I enjoy painting "that which I see". However, once a few principles have been learned that govern those things that you see time, and time again (from having actually seen those things), those principles can then be applied to your own, subjects from your own imagination.

My favorite discussion is that of "What color should one paint a cast shadow?" Well, I have an interesting answer for that, based upon an almost scientific setting involving light in a darkroom. This truly answers that question, and it's not based upon intuition, nor a guess.

The color of any cast shadow should be painted the color that is the color of the complement of that of the light source. For this, one must have the knowledge of the true primary colors of pigment, and their complements. For example, Red is the complement of Cyan--not Green.
I can prove that statement I made about the color of cast shadows by having you set up a couple of simple tests. If you would like more information regarding my observation, I will be glad to discuss further. (I find that most artist truly aren't much interested, actually, and would rather "wing it".":cool:)
 
Some people can have intuition and get it "right" without knowing. There's some saying about a broken clock being correct at least twice a day...or something like that. :ROFLMAO:
 
Haha, yep! That is correct. Although I would rather prefer to believe that such an artist may have actually SEEN the effect, and (without understanding what caused it) painted the effect, anyway. The result is that he/she ended up being correct!
 
I would immodestly say I know a great deal about color theory. Lots of science training through my college years, professional work as a photographer and running a color darkroom, self-training in art by viewing constantly, even growing up in a family of painters and working in our commercial painting company, etc.

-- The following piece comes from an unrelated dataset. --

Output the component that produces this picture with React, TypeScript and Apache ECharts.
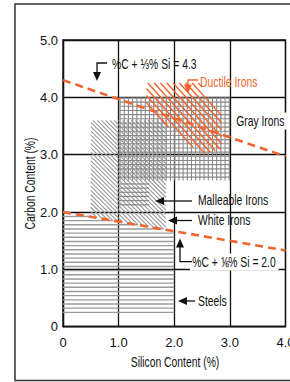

Sometimes I'm consciously choosing colors based on the classics of various complimentary and analogous color schemes. I certainly am a great fan of saturated color and in the artwork of others unnatural color. But even muted color schemes catch my eye. I would simply say that I'm more sensitive to color than to line or value.

But in truth, when approaching a painting I never seem to work that way. Since I'm mostly painting from life alla prima en plein air, I'm starting with what I think I see in the areas of interest and working outward from there.

In pastel I never work the way I see some instructors/artists famous on YouTube do, that is, I don't lay out a color palette in advance.

But there are times when I do think about whether I want a heavily saturated piece or a muted piece.